Copy exactly, and only, the lines between the line holding "Emit a component" and the line holding "import * as d3 from 'd3';", inclusive; skip the pictures.

/---

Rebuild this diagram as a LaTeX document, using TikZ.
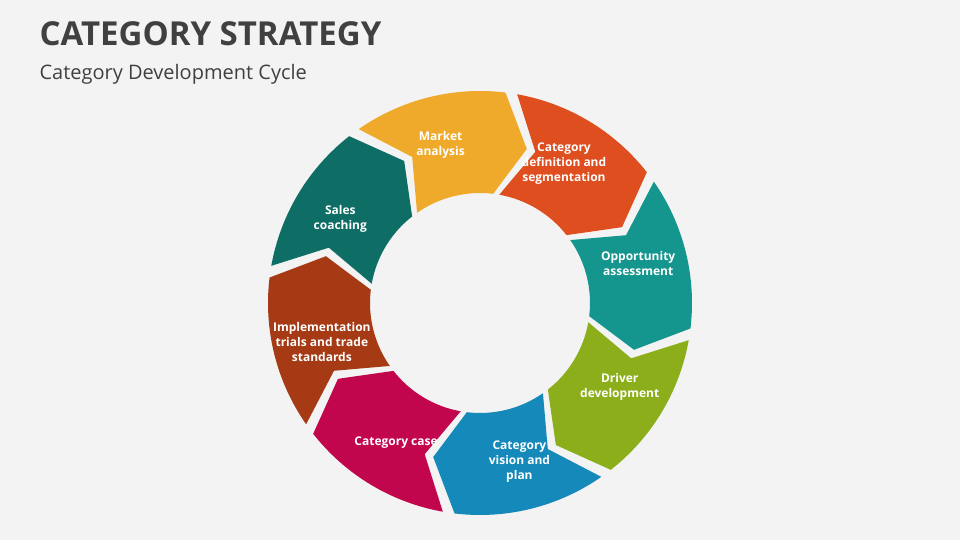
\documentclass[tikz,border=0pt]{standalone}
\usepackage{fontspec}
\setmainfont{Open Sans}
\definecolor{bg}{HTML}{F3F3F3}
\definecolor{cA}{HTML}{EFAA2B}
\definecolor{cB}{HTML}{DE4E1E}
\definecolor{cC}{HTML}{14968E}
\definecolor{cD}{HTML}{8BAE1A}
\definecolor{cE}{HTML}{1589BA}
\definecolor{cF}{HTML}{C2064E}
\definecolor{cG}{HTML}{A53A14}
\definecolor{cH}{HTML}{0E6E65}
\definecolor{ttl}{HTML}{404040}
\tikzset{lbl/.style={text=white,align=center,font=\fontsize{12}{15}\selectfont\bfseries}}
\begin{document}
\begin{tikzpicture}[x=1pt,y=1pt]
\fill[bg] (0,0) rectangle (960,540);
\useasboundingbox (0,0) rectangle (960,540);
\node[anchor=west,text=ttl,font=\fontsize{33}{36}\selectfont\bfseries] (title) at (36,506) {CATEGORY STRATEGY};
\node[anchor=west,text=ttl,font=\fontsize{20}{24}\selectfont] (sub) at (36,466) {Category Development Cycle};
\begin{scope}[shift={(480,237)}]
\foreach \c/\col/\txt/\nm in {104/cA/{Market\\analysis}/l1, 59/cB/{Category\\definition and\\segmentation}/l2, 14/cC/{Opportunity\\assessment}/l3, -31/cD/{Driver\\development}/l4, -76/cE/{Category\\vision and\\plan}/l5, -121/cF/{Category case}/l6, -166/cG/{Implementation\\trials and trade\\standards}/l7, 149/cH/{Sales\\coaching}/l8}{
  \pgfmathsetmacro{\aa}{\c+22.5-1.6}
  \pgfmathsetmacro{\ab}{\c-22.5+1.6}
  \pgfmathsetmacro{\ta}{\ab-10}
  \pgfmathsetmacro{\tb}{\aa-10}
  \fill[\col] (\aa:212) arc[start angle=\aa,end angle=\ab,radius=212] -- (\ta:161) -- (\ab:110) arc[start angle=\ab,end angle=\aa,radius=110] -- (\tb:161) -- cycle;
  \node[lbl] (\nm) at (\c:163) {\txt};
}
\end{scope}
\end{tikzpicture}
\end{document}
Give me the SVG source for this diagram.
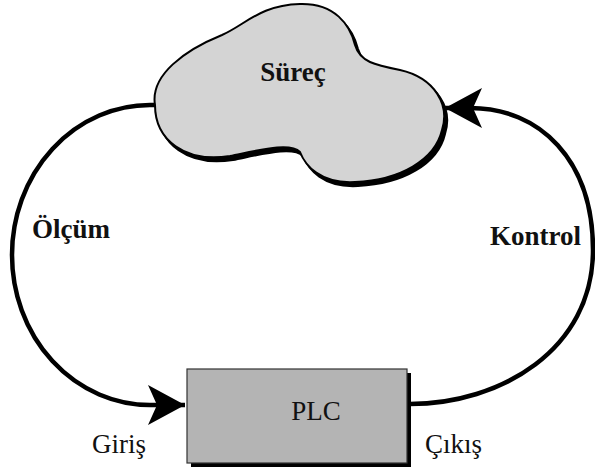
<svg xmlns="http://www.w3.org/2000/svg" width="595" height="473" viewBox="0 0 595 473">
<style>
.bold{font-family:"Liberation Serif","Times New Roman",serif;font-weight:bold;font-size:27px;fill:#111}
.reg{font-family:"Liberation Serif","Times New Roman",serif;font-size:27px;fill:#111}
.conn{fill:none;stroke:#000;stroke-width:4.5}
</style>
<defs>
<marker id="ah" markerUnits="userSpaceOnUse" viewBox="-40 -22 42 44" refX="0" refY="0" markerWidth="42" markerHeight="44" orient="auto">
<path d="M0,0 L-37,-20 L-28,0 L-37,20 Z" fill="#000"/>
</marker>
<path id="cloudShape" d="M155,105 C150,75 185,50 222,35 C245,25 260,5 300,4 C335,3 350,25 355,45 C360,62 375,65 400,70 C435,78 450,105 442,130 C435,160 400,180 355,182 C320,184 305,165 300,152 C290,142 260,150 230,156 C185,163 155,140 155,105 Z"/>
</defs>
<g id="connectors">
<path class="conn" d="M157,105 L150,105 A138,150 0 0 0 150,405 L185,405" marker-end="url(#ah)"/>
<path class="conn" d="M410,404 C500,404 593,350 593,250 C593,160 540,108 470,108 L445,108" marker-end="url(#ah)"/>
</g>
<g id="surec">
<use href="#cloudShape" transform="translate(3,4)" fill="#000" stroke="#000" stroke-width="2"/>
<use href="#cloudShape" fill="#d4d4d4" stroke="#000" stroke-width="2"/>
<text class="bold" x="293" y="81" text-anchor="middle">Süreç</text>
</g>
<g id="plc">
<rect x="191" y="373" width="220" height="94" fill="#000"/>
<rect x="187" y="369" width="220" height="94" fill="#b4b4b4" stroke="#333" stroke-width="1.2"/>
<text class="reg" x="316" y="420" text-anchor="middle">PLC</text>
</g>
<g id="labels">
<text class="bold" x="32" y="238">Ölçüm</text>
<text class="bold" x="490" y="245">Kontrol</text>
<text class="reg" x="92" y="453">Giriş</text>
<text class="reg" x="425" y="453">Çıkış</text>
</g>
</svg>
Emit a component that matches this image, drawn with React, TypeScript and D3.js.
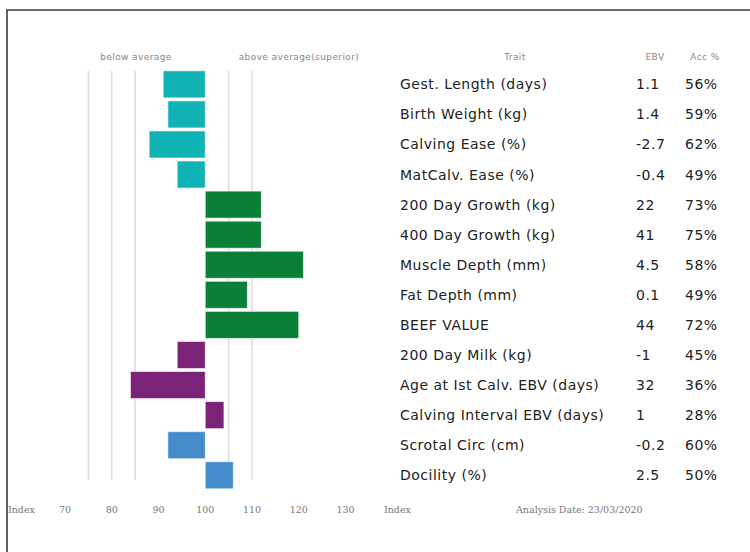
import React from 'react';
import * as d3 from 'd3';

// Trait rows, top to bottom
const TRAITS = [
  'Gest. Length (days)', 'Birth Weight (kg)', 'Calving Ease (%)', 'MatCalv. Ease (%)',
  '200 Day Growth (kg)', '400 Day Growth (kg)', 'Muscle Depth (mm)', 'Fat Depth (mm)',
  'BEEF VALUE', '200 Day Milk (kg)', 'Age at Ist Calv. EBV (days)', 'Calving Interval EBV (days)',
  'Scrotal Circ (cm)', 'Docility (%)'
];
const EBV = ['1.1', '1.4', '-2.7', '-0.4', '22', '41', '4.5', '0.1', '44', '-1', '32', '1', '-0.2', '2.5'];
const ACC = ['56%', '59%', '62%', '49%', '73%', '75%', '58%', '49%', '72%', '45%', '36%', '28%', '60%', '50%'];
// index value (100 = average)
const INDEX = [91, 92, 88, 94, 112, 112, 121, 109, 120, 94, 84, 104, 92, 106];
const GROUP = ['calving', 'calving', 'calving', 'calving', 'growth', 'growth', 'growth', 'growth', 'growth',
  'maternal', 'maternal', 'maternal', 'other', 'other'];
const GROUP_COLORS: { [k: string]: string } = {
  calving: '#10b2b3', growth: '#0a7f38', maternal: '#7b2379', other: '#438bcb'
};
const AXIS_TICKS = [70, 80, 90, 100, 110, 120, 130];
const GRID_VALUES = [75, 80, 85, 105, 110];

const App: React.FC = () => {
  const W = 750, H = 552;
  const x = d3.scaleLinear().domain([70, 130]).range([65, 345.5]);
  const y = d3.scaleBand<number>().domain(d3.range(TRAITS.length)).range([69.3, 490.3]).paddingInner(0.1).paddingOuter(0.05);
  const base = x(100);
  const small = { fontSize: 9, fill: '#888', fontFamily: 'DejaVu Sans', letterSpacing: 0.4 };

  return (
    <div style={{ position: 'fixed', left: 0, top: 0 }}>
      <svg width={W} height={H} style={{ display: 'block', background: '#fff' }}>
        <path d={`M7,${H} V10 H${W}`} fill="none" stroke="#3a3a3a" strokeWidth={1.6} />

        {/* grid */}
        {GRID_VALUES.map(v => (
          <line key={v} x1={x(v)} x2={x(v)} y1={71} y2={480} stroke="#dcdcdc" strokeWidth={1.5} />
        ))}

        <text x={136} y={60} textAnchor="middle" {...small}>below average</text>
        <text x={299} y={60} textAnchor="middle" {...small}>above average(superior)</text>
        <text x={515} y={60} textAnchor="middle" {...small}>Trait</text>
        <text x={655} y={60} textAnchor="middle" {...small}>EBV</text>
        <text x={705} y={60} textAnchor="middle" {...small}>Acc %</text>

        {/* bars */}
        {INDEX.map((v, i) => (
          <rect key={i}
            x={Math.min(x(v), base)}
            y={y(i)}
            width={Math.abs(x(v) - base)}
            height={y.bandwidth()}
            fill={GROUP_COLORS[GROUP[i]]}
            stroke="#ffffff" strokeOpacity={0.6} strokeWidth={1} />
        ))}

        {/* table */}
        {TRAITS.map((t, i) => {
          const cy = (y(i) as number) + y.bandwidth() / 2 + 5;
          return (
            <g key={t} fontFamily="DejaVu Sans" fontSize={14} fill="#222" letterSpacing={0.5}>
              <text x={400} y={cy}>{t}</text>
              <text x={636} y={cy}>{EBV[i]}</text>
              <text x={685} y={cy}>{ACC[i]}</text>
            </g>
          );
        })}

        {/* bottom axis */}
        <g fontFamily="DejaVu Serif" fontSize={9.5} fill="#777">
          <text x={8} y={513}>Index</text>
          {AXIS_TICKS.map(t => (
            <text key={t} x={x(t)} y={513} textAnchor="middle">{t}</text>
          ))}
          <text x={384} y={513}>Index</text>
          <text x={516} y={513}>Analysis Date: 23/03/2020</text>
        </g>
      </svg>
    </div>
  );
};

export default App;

\---

> Result of the exercise
Emit a component that matches this image, drawn with React, TypeScript and D3.js.
import React from 'react';
import * as d3 from 'd3';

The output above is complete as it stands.